DeepCode tackles one of the trickiest issues of analyzing software applications, that of finding, prioritizing and repairing the worst-case vulnerabilities. Handling large datasets like that is possible because DeepCode is based on deep learning. To find the problems, the Draper-Boston University team equipped DeepCode with machine-learning algorithms that are capable of using natural, not synthetic, datasets, ensuring an approach that fits real-world situations.
Using real-world data is an advance on the current crop of static analyzers that rely on hard-coded rules to detect exploitable vulnerabilities in software, according to Rebecca Russell, a machine learning scientist at Draper and an author of a paper on the topic. “One of the biggest benefits of DeepCode is its ability to learn the patterns of vulnerabilities just from examples,” Russell said.
Russell and her colleagues trained DeepCode on millions of open source C and C++ functions. They also compared it against three open source tools and found DeepCode was more accurate. The result of their efforts, described in an upcoming paper accepted at IEEE ICMLA 2018, is a fast and scalable vulnerability detection tool based on deep feature representation learning that directly interprets source code—a first, the researchers said.

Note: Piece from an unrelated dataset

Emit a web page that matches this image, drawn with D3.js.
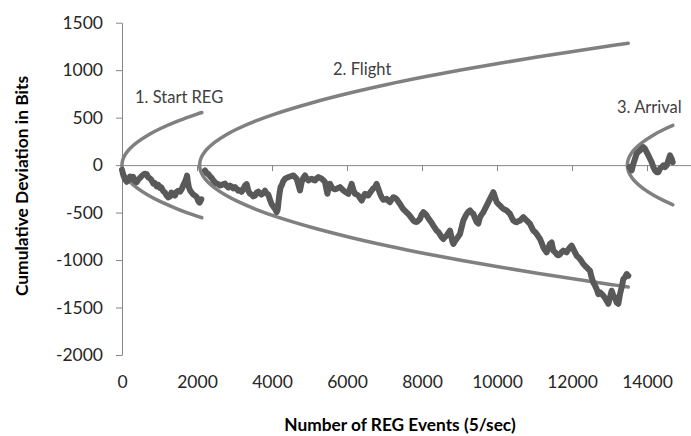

A second paper—accepted for the 2018 NIPS conference and developed by a second Draper-Boston University team—describes DeepCode’s ability to automatically repair software vulnerabilities it finds. Specifically, the team employed generative adversarial networks (GANs), which are deep neural networks that pair two systems together that are able to train themselves without human supervision. A good example of GANs is its ability to generate new data based on the data set it has trained on—essentially, repairing bad source code using good source code as the ‘teacher.’
“Using this approach, DeepCode can do what other repair systems can’t, which is to repair source code even when it doesn’t have labeled code pairs,” said Onur Ozdemir, a machine intelligence scientist at Draper and an author of the paper. “This type of ground-truth data is extremely hard to curate in real life and simply does not exist in large amounts enough to train deep learning models.”

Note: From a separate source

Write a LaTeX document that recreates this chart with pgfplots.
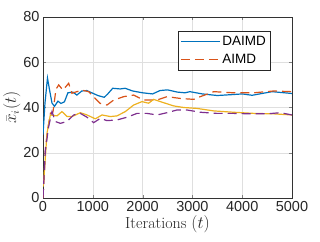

Draper plans to continue developing DeepCode into a software program that can be deployed via a laptop in seconds—“and that’s a preferred scenario for customers who don’t want their software taken off-site for vulnerability detection and repair,” said Marc McConley, DeepCode’s technical director. DeepCode also suits customers with large, already-deployed software applications and databases, such as large enterprise customers in defense, the military, business and government.
“DeepCode can help you review code you already have and help prioritize your corrective actions. Realistically, a security analyst can only look at a subset of functions in a large, multimillion line codebase. DeepCode will flag the functions that most likely contain vulnerabilities—making for a much more efficient triage effort,” he said.
Funding for DeepCode was provided by the Air Force Research Laboratory and the DARPA Mining and Understanding Software Enclaves (MUSE) program.
Draper, which has amassed a large body of vulnerability, exploit, malware, rootkit and backdoor information, provides cyber security capabilities to commercial, government and nonprofit customers who are increasingly concerned about the next cyber threat. Draper has previously applied its multidisciplinary engineering capabilities to a variety of related programs including inherently secure processors; machine learning to combat online extremism, cyberbullying and other abuse of social media applications; and cryptographically encoded, high-bandwidth communications for UAVs.